[START OF Data shown]

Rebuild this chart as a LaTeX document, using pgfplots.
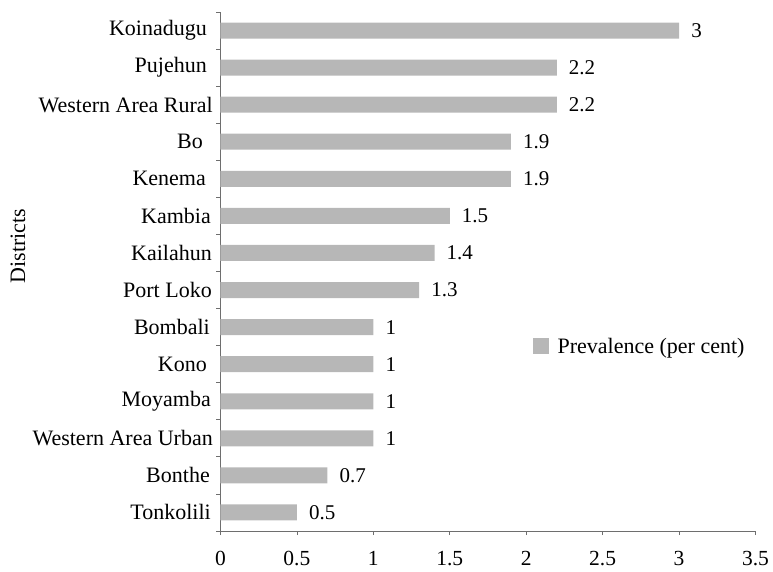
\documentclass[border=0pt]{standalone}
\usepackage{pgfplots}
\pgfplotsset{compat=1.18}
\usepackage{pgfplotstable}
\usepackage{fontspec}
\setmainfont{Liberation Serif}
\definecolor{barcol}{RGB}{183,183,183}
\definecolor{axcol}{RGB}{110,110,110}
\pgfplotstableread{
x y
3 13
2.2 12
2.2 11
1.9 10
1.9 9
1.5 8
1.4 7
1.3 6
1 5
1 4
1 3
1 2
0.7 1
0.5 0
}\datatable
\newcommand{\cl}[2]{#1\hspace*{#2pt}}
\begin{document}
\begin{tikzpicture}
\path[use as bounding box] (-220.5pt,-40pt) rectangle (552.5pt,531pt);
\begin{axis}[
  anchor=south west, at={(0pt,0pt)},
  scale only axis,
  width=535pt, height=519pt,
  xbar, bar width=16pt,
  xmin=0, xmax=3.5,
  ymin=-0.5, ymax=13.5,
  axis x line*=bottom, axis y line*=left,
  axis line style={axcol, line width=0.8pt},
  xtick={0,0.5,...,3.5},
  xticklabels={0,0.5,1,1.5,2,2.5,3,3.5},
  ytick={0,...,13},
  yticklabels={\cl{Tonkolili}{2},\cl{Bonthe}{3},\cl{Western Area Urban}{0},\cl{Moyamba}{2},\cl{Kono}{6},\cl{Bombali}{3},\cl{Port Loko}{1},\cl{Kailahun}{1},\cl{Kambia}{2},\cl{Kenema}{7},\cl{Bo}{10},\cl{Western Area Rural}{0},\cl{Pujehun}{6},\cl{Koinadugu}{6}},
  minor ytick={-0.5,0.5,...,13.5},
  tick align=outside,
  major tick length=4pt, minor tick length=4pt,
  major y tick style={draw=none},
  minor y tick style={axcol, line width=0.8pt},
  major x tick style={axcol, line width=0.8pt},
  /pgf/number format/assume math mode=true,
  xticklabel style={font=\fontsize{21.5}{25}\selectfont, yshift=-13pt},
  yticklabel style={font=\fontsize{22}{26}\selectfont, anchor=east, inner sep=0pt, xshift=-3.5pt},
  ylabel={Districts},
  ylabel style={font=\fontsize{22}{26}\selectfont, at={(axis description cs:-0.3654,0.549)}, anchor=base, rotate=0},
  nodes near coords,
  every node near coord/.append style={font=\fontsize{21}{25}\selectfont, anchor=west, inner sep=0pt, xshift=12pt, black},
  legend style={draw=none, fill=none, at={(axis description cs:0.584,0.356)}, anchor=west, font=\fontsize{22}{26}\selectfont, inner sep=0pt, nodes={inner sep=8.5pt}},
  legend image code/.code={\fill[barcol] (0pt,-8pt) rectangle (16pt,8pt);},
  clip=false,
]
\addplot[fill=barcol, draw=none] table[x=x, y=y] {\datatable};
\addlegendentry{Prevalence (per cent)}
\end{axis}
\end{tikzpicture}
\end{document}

[END OF Data shown]

Requirements:
Quote the data above in full and without alteration; skip the pictures.

Solution:
Rebuild this chart as a LaTeX document, using pgfplots.
\documentclass[border=0pt]{standalone}
\usepackage{pgfplots}
\pgfplotsset{compat=1.18}
\usepackage{pgfplotstable}
\usepackage{fontspec}
\setmainfont{Liberation Serif}
\definecolor{barcol}{RGB}{183,183,183}
\definecolor{axcol}{RGB}{110,110,110}
\pgfplotstableread{
x y
3 13
2.2 12
2.2 11
1.9 10
1.9 9
1.5 8
1.4 7
1.3 6
1 5
1 4
1 3
1 2
0.7 1
0.5 0
}\datatable
\newcommand{\cl}[2]{#1\hspace*{#2pt}}
\begin{document}
\begin{tikzpicture}
\path[use as bounding box] (-220.5pt,-40pt) rectangle (552.5pt,531pt);
\begin{axis}[
  anchor=south west, at={(0pt,0pt)},
  scale only axis,
  width=535pt, height=519pt,
  xbar, bar width=16pt,
  xmin=0, xmax=3.5,
  ymin=-0.5, ymax=13.5,
  axis x line*=bottom, axis y line*=left,
  axis line style={axcol, line width=0.8pt},
  xtick={0,0.5,...,3.5},
  xticklabels={0,0.5,1,1.5,2,2.5,3,3.5},
  ytick={0,...,13},
  yticklabels={\cl{Tonkolili}{2},\cl{Bonthe}{3},\cl{Western Area Urban}{0},\cl{Moyamba}{2},\cl{Kono}{6},\cl{Bombali}{3},\cl{Port Loko}{1},\cl{Kailahun}{1},\cl{Kambia}{2},\cl{Kenema}{7},\cl{Bo}{10},\cl{Western Area Rural}{0},\cl{Pujehun}{6},\cl{Koinadugu}{6}},
  minor ytick={-0.5,0.5,...,13.5},
  tick align=outside,
  major tick length=4pt, minor tick length=4pt,
  major y tick style={draw=none},
  minor y tick style={axcol, line width=0.8pt},
  major x tick style={axcol, line width=0.8pt},
  /pgf/number format/assume math mode=true,
  xticklabel style={font=\fontsize{21.5}{25}\selectfont, yshift=-13pt},
  yticklabel style={font=\fontsize{22}{26}\selectfont, anchor=east, inner sep=0pt, xshift=-3.5pt},
  ylabel={Districts},
  ylabel style={font=\fontsize{22}{26}\selectfont, at={(axis description cs:-0.3654,0.549)}, anchor=base, rotate=0},
  nodes near coords,
  every node near coord/.append style={font=\fontsize{21}{25}\selectfont, anchor=west, inner sep=0pt, xshift=12pt, black},
  legend style={draw=none, fill=none, at={(axis description cs:0.584,0.356)}, anchor=west, font=\fontsize{22}{26}\selectfont, inner sep=0pt, nodes={inner sep=8.5pt}},
  legend image code/.code={\fill[barcol] (0pt,-8pt) rectangle (16pt,8pt);},
  clip=false,
]
\addplot[fill=barcol, draw=none] table[x=x, y=y] {\datatable};
\addlegendentry{Prevalence (per cent)}
\end{axis}
\end{tikzpicture}
\end{document}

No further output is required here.